+++ Stored data
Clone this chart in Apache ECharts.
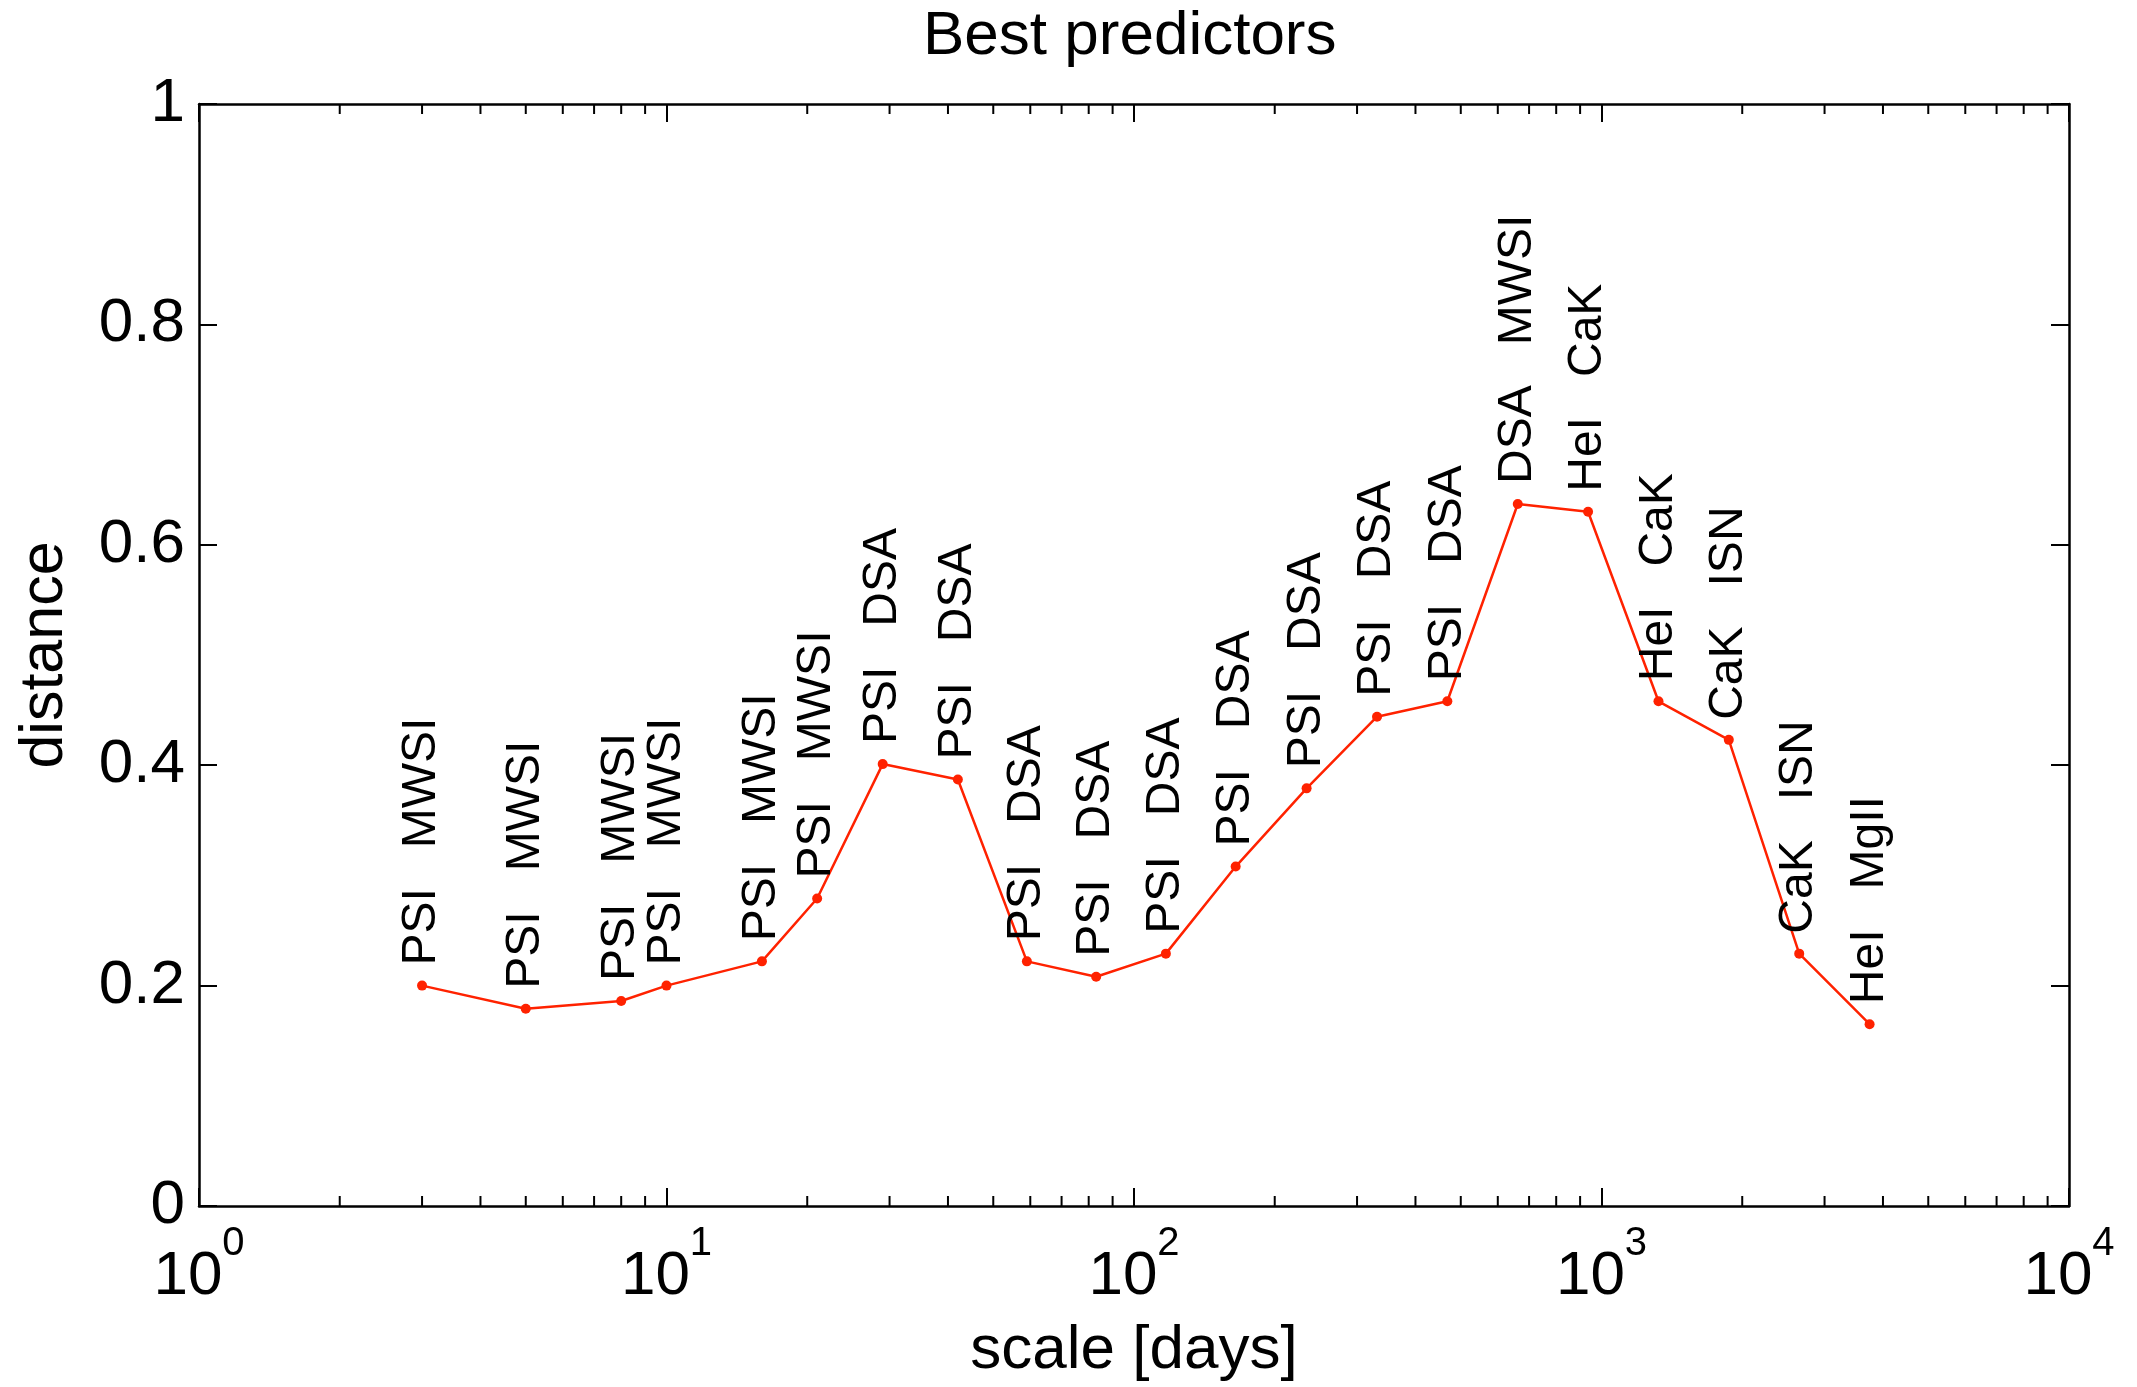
<!DOCTYPE html>
<html><head><meta charset="utf-8">
<script src="https://cdn.jsdelivr.net/npm/echarts@6/dist/echarts.min.js"></script>
<style>html,body{margin:0;padding:0;background:#fff}#c{width:2137px;height:1387px}</style>
</head><body><div id="c"></div>
<script>
// ---- data ----
const scales = [3, 5, 8, 10, 16, 21, 29, 42, 59, 83, 117, 165, 234, 331, 468, 662, 936, 1324, 1872, 2648, 3745];
const distances = [0.200, 0.179, 0.186, 0.200, 0.222, 0.279, 0.401, 0.387, 0.222, 0.208, 0.229, 0.308, 0.379, 0.444, 0.458, 0.637, 0.630, 0.458, 0.423, 0.229, 0.165];
const predictors = [
  'PSI   MWSI', 'PSI   MWSI', 'PSI   MWSI', 'PSI   MWSI', 'PSI   MWSI', 'PSI   MWSI',
  'PSI   DSA', 'PSI   DSA', 'PSI   DSA', 'PSI   DSA', 'PSI   DSA', 'PSI   DSA',
  'PSI   DSA', 'PSI   DSA', 'PSI   DSA', 'DSA   MWSI', 'HeI   CaK', 'HeI   CaK',
  'CaK   ISN', 'CaK   ISN', 'HeI   MgII'
];
const xTickExponents = [0, 1, 2, 3, 4];
const yTicks = [0, 0.2, 0.4, 0.6, 0.8, 1];
const minorTickMultipliers = [2, 3, 4, 5, 6, 7, 8, 9];
const minorTickDecades = [1, 10, 100, 1000];

const FONT = '"Liberation Sans", Arial, Helvetica, sans-serif';
const RED = '#ff2200';

const minorTicks = [];
minorTickDecades.forEach(d => minorTickMultipliers.forEach(m => minorTicks.push([m * d, 0])));

const chart = echarts.init(document.getElementById('c'), null, {renderer: 'canvas'});

const xLabelRich = {
  b: {fontSize: 62, fontFamily: FONT, color: '#000', lineHeight: 106},
  s: {fontSize: 40, fontFamily: FONT, color: '#000', lineHeight: 40, verticalAlign: 'top'}
};
function xLabelFormatter(v) {
  const e = Math.round(Math.log10(v));
  if (xTickExponents.indexOf(e) < 0) return '';
  return '{b|10}{s|' + e + '}';
}

const axisLineStyle = {show: true, onZero: false, lineStyle: {color: '#000', width: 2.5}};
const majorTick = {show: true, inside: true, length: 18, lineStyle: {color: '#000', width: 2}};

const option = {
  animation: false,
  backgroundColor: '#fff',
  title: {
    text: 'Best predictors', left: 923, top: 6, padding: 0,
    textStyle: {fontSize: 62, fontWeight: 'normal', fontFamily: FONT, color: '#000'}
  },
  grid: {left: 199, right: 68, top: 104, bottom: 179, containLabel: false},
  xAxis: [
    {
      type: 'log', logBase: 10, min: 1, max: 10000, splitNumber: 4, position: 'bottom',
      axisLine: axisLineStyle, axisTick: majorTick, splitLine: {show: false}, minorTick: {show: false},
      axisLabel: {formatter: xLabelFormatter, rich: xLabelRich, margin: 18, color: '#000'},
      name: 'scale [days]', nameLocation: 'middle', nameGap: 114,
      nameTextStyle: {fontSize: 62, fontFamily: FONT, color: '#000'}
    },
    {
      type: 'log', logBase: 10, min: 1, max: 10000, splitNumber: 4, position: 'top',
      axisLine: axisLineStyle, axisTick: majorTick, splitLine: {show: false}, minorTick: {show: false},
      axisLabel: {show: false}
    }
  ],
  yAxis: [
    {
      type: 'value', min: yTicks[0], max: yTicks[yTicks.length - 1], interval: 0.2, position: 'left',
      axisLine: axisLineStyle, axisTick: majorTick, splitLine: {show: false},
      axisLabel: {fontSize: 62, fontFamily: FONT, color: '#000', margin: 14,
        formatter: v => String(Math.round(v * 10) / 10)},
      name: 'distance', nameLocation: 'middle', nameGap: 123, nameRotate: 90,
      nameTextStyle: {fontSize: 61, fontFamily: FONT, color: '#000'}
    },
    {
      type: 'value', min: yTicks[0], max: yTicks[yTicks.length - 1], interval: 0.2, position: 'right',
      axisLine: axisLineStyle, axisTick: majorTick, splitLine: {show: false},
      axisLabel: {show: false}
    }
  ],
  series: [
    {
      type: 'custom', xAxisIndex: 0, yAxisIndex: 0, silent: true, clip: false,
      data: minorTicks,
      renderItem: function (params, api) {
        const v = api.value(0);
        const b = api.coord([v, 0]);
        const t = api.coord([v, 1]);
        return {
          type: 'group', children: [
            {type: 'line', shape: {x1: b[0], y1: b[1], x2: b[0], y2: b[1] - 10}, style: {stroke: '#000', lineWidth: 2}},
            {type: 'line', shape: {x1: t[0], y1: t[1], x2: t[0], y2: t[1] + 10}, style: {stroke: '#000', lineWidth: 2}}
          ]
        };
      }
    },
    {
      type: 'line', xAxisIndex: 0, yAxisIndex: 0,
      data: scales.map((s, i) => [s, distances[i]]),
      symbol: 'circle', symbolSize: 10,
      lineStyle: {color: RED, width: 2.5},
      itemStyle: {color: RED},
      label: {
        show: true, position: 'top', distance: 15, rotate: 90,
        align: 'left', verticalAlign: 'middle',
        fontSize: 48, fontFamily: FONT, color: '#000',
        formatter: p => predictors[p.dataIndex]
      },
      labelLayout: {hideOverlap: false}
    }
  ]
};
chart.setOption(option);
</script>
</body></html>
++++++
- **Exercise instructions**
Reproduce the full listing faithfully, but do not carry over any pictures.

- **Complete answer**
Clone this chart in Apache ECharts.
<!DOCTYPE html>
<html><head><meta charset="utf-8">
<script src="https://cdn.jsdelivr.net/npm/echarts@6/dist/echarts.min.js"></script>
<style>html,body{margin:0;padding:0;background:#fff}#c{width:2137px;height:1387px}</style>
</head><body><div id="c"></div>
<script>
// ---- data ----
const scales = [3, 5, 8, 10, 16, 21, 29, 42, 59, 83, 117, 165, 234, 331, 468, 662, 936, 1324, 1872, 2648, 3745];
const distances = [0.200, 0.179, 0.186, 0.200, 0.222, 0.279, 0.401, 0.387, 0.222, 0.208, 0.229, 0.308, 0.379, 0.444, 0.458, 0.637, 0.630, 0.458, 0.423, 0.229, 0.165];
const predictors = [
  'PSI   MWSI', 'PSI   MWSI', 'PSI   MWSI', 'PSI   MWSI', 'PSI   MWSI', 'PSI   MWSI',
  'PSI   DSA', 'PSI   DSA', 'PSI   DSA', 'PSI   DSA', 'PSI   DSA', 'PSI   DSA',
  'PSI   DSA', 'PSI   DSA', 'PSI   DSA', 'DSA   MWSI', 'HeI   CaK', 'HeI   CaK',
  'CaK   ISN', 'CaK   ISN', 'HeI   MgII'
];
const xTickExponents = [0, 1, 2, 3, 4];
const yTicks = [0, 0.2, 0.4, 0.6, 0.8, 1];
const minorTickMultipliers = [2, 3, 4, 5, 6, 7, 8, 9];
const minorTickDecades = [1, 10, 100, 1000];

const FONT = '"Liberation Sans", Arial, Helvetica, sans-serif';
const RED = '#ff2200';

const minorTicks = [];
minorTickDecades.forEach(d => minorTickMultipliers.forEach(m => minorTicks.push([m * d, 0])));

const chart = echarts.init(document.getElementById('c'), null, {renderer: 'canvas'});

const xLabelRich = {
  b: {fontSize: 62, fontFamily: FONT, color: '#000', lineHeight: 106},
  s: {fontSize: 40, fontFamily: FONT, color: '#000', lineHeight: 40, verticalAlign: 'top'}
};
function xLabelFormatter(v) {
  const e = Math.round(Math.log10(v));
  if (xTickExponents.indexOf(e) < 0) return '';
  return '{b|10}{s|' + e + '}';
}

const axisLineStyle = {show: true, onZero: false, lineStyle: {color: '#000', width: 2.5}};
const majorTick = {show: true, inside: true, length: 18, lineStyle: {color: '#000', width: 2}};

const option = {
  animation: false,
  backgroundColor: '#fff',
  title: {
    text: 'Best predictors', left: 923, top: 6, padding: 0,
    textStyle: {fontSize: 62, fontWeight: 'normal', fontFamily: FONT, color: '#000'}
  },
  grid: {left: 199, right: 68, top: 104, bottom: 179, containLabel: false},
  xAxis: [
    {
      type: 'log', logBase: 10, min: 1, max: 10000, splitNumber: 4, position: 'bottom',
      axisLine: axisLineStyle, axisTick: majorTick, splitLine: {show: false}, minorTick: {show: false},
      axisLabel: {formatter: xLabelFormatter, rich: xLabelRich, margin: 18, color: '#000'},
      name: 'scale [days]', nameLocation: 'middle', nameGap: 114,
      nameTextStyle: {fontSize: 62, fontFamily: FONT, color: '#000'}
    },
    {
      type: 'log', logBase: 10, min: 1, max: 10000, splitNumber: 4, position: 'top',
      axisLine: axisLineStyle, axisTick: majorTick, splitLine: {show: false}, minorTick: {show: false},
      axisLabel: {show: false}
    }
  ],
  yAxis: [
    {
      type: 'value', min: yTicks[0], max: yTicks[yTicks.length - 1], interval: 0.2, position: 'left',
      axisLine: axisLineStyle, axisTick: majorTick, splitLine: {show: false},
      axisLabel: {fontSize: 62, fontFamily: FONT, color: '#000', margin: 14,
        formatter: v => String(Math.round(v * 10) / 10)},
      name: 'distance', nameLocation: 'middle', nameGap: 123, nameRotate: 90,
      nameTextStyle: {fontSize: 61, fontFamily: FONT, color: '#000'}
    },
    {
      type: 'value', min: yTicks[0], max: yTicks[yTicks.length - 1], interval: 0.2, position: 'right',
      axisLine: axisLineStyle, axisTick: majorTick, splitLine: {show: false},
      axisLabel: {show: false}
    }
  ],
  series: [
    {
      type: 'custom', xAxisIndex: 0, yAxisIndex: 0, silent: true, clip: false,
      data: minorTicks,
      renderItem: function (params, api) {
        const v = api.value(0);
        const b = api.coord([v, 0]);
        const t = api.coord([v, 1]);
        return {
          type: 'group', children: [
            {type: 'line', shape: {x1: b[0], y1: b[1], x2: b[0], y2: b[1] - 10}, style: {stroke: '#000', lineWidth: 2}},
            {type: 'line', shape: {x1: t[0], y1: t[1], x2: t[0], y2: t[1] + 10}, style: {stroke: '#000', lineWidth: 2}}
          ]
        };
      }
    },
    {
      type: 'line', xAxisIndex: 0, yAxisIndex: 0,
      data: scales.map((s, i) => [s, distances[i]]),
      symbol: 'circle', symbolSize: 10,
      lineStyle: {color: RED, width: 2.5},
      itemStyle: {color: RED},
      label: {
        show: true, position: 'top', distance: 15, rotate: 90,
        align: 'left', verticalAlign: 'middle',
        fontSize: 48, fontFamily: FONT, color: '#000',
        formatter: p => predictors[p.dataIndex]
      },
      labelLayout: {hideOverlap: false}
    }
  ]
};
chart.setOption(option);
</script>
</body></html>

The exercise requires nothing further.